PROBLEM DESCRIPTION: Each line in the material below, starting at the one with "What matplotlib code" and ending at the one with "yticks = [0, 5, 10, 15, 20]", is to be reproduced exactly; no picture is to be copied.

== SUPPLIED INFORMATION

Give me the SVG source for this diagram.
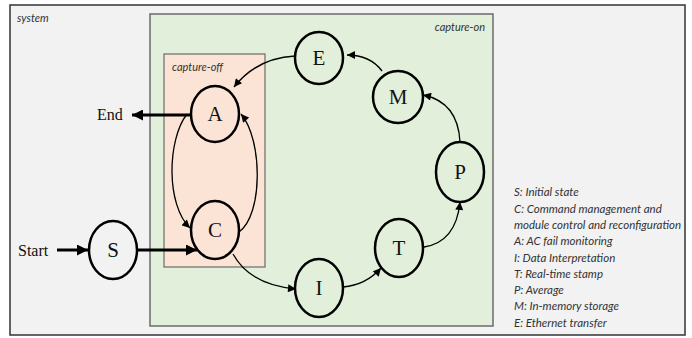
<svg xmlns="http://www.w3.org/2000/svg" width="692" height="338" viewBox="0 0 692 338">
  <defs>
    <marker id="head" viewBox="0 0 10 10" refX="10" refY="5" markerWidth="9" markerHeight="8" markerUnits="userSpaceOnUse" orient="auto">
      <path d="M0,0 L10,5 L0,10 z" fill="#000"/>
    </marker>
    <marker id="headBig" viewBox="0 0 10 10" refX="10" refY="5" markerWidth="11" markerHeight="11" markerUnits="userSpaceOnUse" orient="auto">
      <path d="M0,0 L10,5 L0,10 z" fill="#000"/>
    </marker>
    <style>
      .frame { fill: #f2f2f2; stroke: #333; stroke-width: 1.5; }
      .on { fill: #e2efda; stroke: #6b6b6b; stroke-width: 1.5; }
      .off { fill: #fbe4d5; stroke: #6b6b6b; stroke-width: 1.2; }
      .state { fill: none; stroke: #000; stroke-width: 2.5; }
      .lbl { font-family: "Liberation Serif", "Times New Roman", serif; font-size: 21px; text-anchor: middle; fill: #111; }
      .term { font-family: "Liberation Serif", "Times New Roman", serif; font-size: 16px; fill: #111; }
      .tag { font-family: Lato, "Liberation Sans", sans-serif; font-style: italic; font-size: 11px; fill: #333; }
      .key { font-family: Lato, "Liberation Sans", sans-serif; font-style: italic; font-size: 11.5px; fill: #333; }
      .edge { fill: none; stroke: #000; stroke-width: 1.3; marker-end: url(#head); }
      .thick { fill: none; stroke: #000; stroke-width: 3; marker-end: url(#headBig); }
    </style>
  </defs>

  <!-- containers -->
  <g id="system">
    <rect class="frame" x="10" y="5" width="675" height="330"/>
    <text class="tag" x="17" y="22">system</text>
  </g>
  <g id="capture-on">
    <rect class="on" x="150" y="14" width="343" height="312"/>
    <text class="tag" x="485" y="31" text-anchor="end">capture-on</text>
  </g>
  <g id="capture-off">
    <rect class="off" x="164" y="54" width="101" height="213"/>
    <text class="tag" x="172" y="71">capture-off</text>
  </g>

  <!-- transitions -->
  <g id="connectors">
    <path class="thick" d="M57,250 L88,250"/>
    <path class="thick" d="M137,250 L197,250"/>
    <path class="thick" d="M191,115 L132,115"/>
    <path class="edge" d="M187,114 C167,140 166,205 190,228"/>
    <path class="edge" d="M239,232 C263,215 263,140 241,114"/>
    <path class="edge" d="M233,254 Q250,285 296,289"/>
    <path class="edge" d="M343,287 Q366,285 381,268"/>
    <path class="edge" d="M424,247 Q456,242 460,202"/>
    <path class="edge" d="M460,142 Q458,102 423,95"/>
    <path class="edge" d="M382,71 Q370,55 347,55"/>
    <path class="edge" d="M295,56 Q257,58 234,87"/>
  </g>

  <!-- terminals -->
  <g id="start"><text class="term" x="18" y="256">Start</text></g>
  <g id="end"><text class="term" x="97" y="120">End</text></g>

  <!-- states -->
  <g id="S"><ellipse class="state" cx="113" cy="250" rx="24" ry="29"/><text class="lbl" x="113" y="257">S</text></g>
  <g id="A"><ellipse class="state" cx="215" cy="114" rx="24" ry="28"/><text class="lbl" x="215" y="121">A</text></g>
  <g id="C"><ellipse class="state" cx="215" cy="230" rx="24" ry="29"/><text class="lbl" x="215" y="237">C</text></g>
  <g id="I"><ellipse class="state" cx="319" cy="288" rx="24" ry="29"/><text class="lbl" x="319" y="295">I</text></g>
  <g id="T"><ellipse class="state" cx="399" cy="248" rx="24" ry="29"/><text class="lbl" x="399" y="255">T</text></g>
  <g id="P"><ellipse class="state" cx="460" cy="172" rx="24" ry="30"/><text class="lbl" x="460" y="179">P</text></g>
  <g id="M"><ellipse class="state" cx="398" cy="97" rx="25" ry="26"/><text class="lbl" x="398" y="104">M</text></g>
  <g id="E"><ellipse class="state" cx="319" cy="58" rx="24" ry="26"/><text class="lbl" x="319" y="65">E</text></g>

  <!-- key -->
  <g id="legend" class="key">
    <text x="514" y="196">S: Initial state</text>
    <text x="514" y="213">C: Command management and</text>
    <text x="514" y="229">module control and reconfiguration</text>
    <text x="514" y="245">A: AC fail monitoring</text>
    <text x="514" y="262">I: Data Interpretation</text>
    <text x="514" y="278">T: Real-time stamp</text>
    <text x="514" y="294">P: Average</text>
    <text x="514" y="310">M: In-memory storage</text>
    <text x="514" y="327">E: Ethernet transfer</text>
  </g>
</svg>
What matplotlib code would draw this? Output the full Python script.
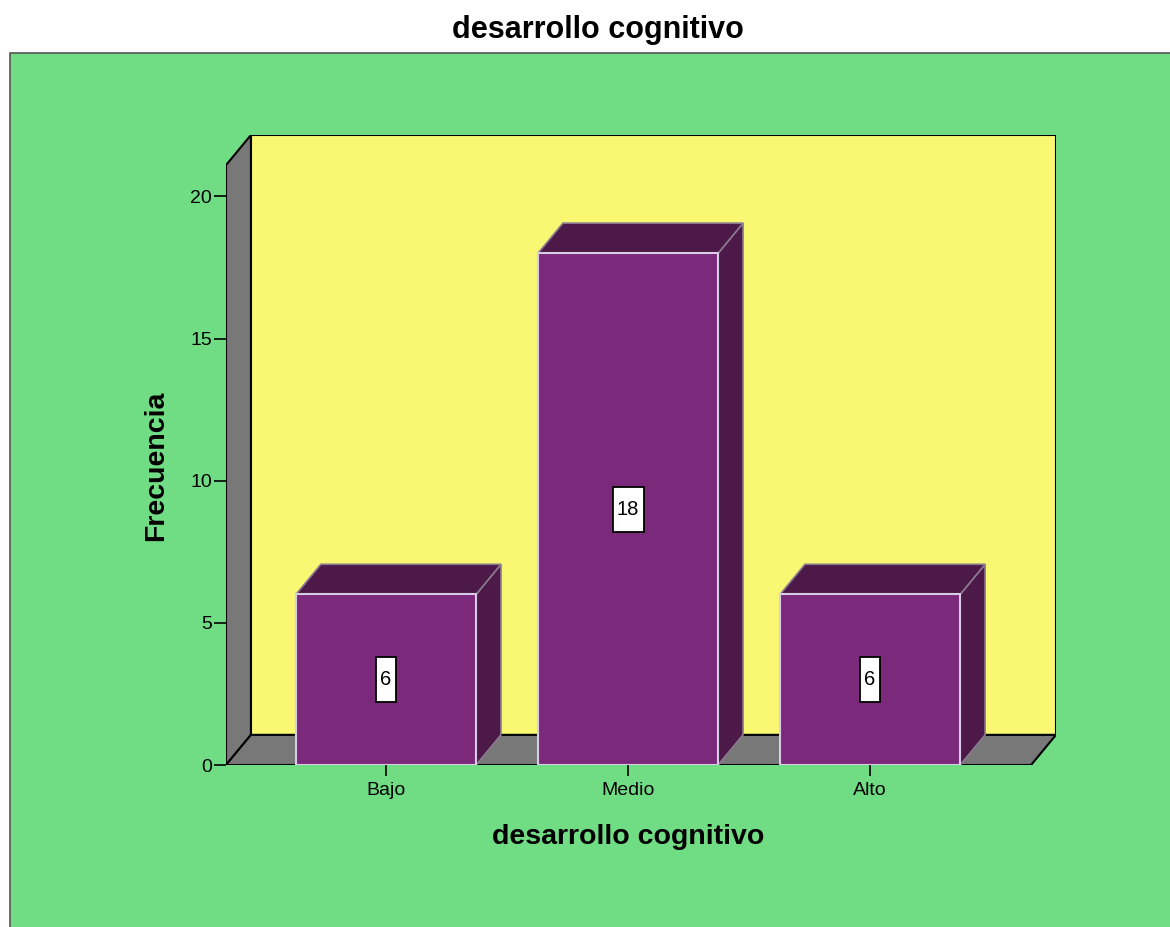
import matplotlib
matplotlib.use("Agg")
import matplotlib.pyplot as plt
from matplotlib.patches import Polygon, Rectangle

plt.rcParams['font.family'] = ['Liberation Sans', 'DejaVu Sans']

categorias = ['Bajo', 'Medio', 'Alto']
frecuencias = [6, 18, 6]
yticks = [0, 5, 10, 15, 20]

titulo = 'desarrollo cognitivo'
xlabel = 'desarrollo cognitivo'
ylabel = 'Frecuencia'

verde = '#70DD84'
amarillo = '#FAF773'
gris = '#787878'
morado = '#7B2A7B'
morado_osc = '#4D1949'
borde_barra = '#D8CCE6'

# 3d geometry (data units)
x0, x1 = -0.661, 2.665
techo = 21.1
dx, dy = 0.103, 1.06
ancho = 0.744

fig = plt.figure(figsize=(11.7, 9.27), dpi=100)
fig.patches.append(Rectangle((10 / 1170, -0.01), 1.0, 1 - 53 / 927 + 0.01,
                             transform=fig.transFigure, facecolor=verde,
                             edgecolor='#555555', lw=1.2, zorder=-5))

ax = fig.add_axes([226 / 1170, (927 - 765) / 927, 830 / 1170, 630 / 927])
ax.set_zorder(2)
ax.set_xlim(x0, x1 + dx)
ax.set_ylim(0, techo + dy)
ax.patch.set_visible(False)
for s in ax.spines.values():
    s.set_visible(False)

# walls
ax.add_patch(Polygon([(x0 + dx, dy), (x1 + dx, dy), (x1 + dx, techo + dy), (x0 + dx, techo + dy)],
                     closed=True, facecolor=amarillo, edgecolor='black', lw=1.5, zorder=1))
ax.add_patch(Polygon([(x0, 0), (x0 + dx, dy), (x0 + dx, techo + dy), (x0, techo)],
                     closed=True, facecolor=gris, edgecolor='black', lw=1.5, zorder=2))
ax.add_patch(Polygon([(x0, 0), (x1, 0), (x1 + dx, dy), (x0 + dx, dy)],
                     closed=True, facecolor=gris, edgecolor='black', lw=1.5, zorder=2))

# bars
for i, v in enumerate(frecuencias):
    l, r = i - ancho / 2, i + ancho / 2
    ax.add_patch(Polygon([(r, 0), (r + dx, dy), (r + dx, v + dy), (r, v)],
                         closed=True, facecolor=morado_osc, edgecolor='#8A7A90', lw=1.2, zorder=3))
    ax.add_patch(Polygon([(l, v), (r, v), (r + dx, v + dy), (l + dx, v + dy)],
                         closed=True, facecolor=morado_osc, edgecolor='#8A7A90', lw=1.2, zorder=3))
    ax.add_patch(Rectangle((l, 0), ancho, v, facecolor=morado, edgecolor=borde_barra,
                           lw=1.5, zorder=4))
    txt = str(v)
    bw = 0.038 + 0.045 * len(txt)
    ax.add_patch(Rectangle((i - bw / 2, v / 2 - 0.79), bw, 1.58, facecolor='white',
                           edgecolor='black', lw=1.3, zorder=5))
    ax.text(i, v / 2, txt, ha='center', va='center', fontsize=14.5, zorder=6)

ax.set_xticks(range(len(categorias)))
ax.set_xticklabels(categorias, fontsize=14)
ax.set_yticks(yticks)
ax.set_yticklabels([str(t) for t in yticks], fontsize=14)
ax.tick_params(axis='y', length=9, width=1.2, pad=1)
ax.tick_params(axis='x', length=8, width=1.2, pad=4)

ax.set_xlabel(xlabel, fontsize=20.5, fontweight='bold', va='center')
ax.xaxis.set_label_coords((628 - 226) / 830, -(837 - 765) / 630)
ax.set_ylabel(ylabel, fontsize=20.5, fontweight='bold', va='center')
ax.yaxis.set_label_coords((156 - 226) / 830, (765 - 466) / 630)

fig.text(598 / 1170, 1 - 30 / 927, titulo, ha='center', va='center',
         fontsize=22, fontweight='bold')

fig.savefig('out.png', dpi=100)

====

RESULT OF THIS EXERCISE:
What matplotlib code would draw this? Output the full Python script.
import matplotlib
matplotlib.use("Agg")
import matplotlib.pyplot as plt
from matplotlib.patches import Polygon, Rectangle

plt.rcParams['font.family'] = ['Liberation Sans', 'DejaVu Sans']

categorias = ['Bajo', 'Medio', 'Alto']
frecuencias = [6, 18, 6]
yticks = [0, 5, 10, 15, 20]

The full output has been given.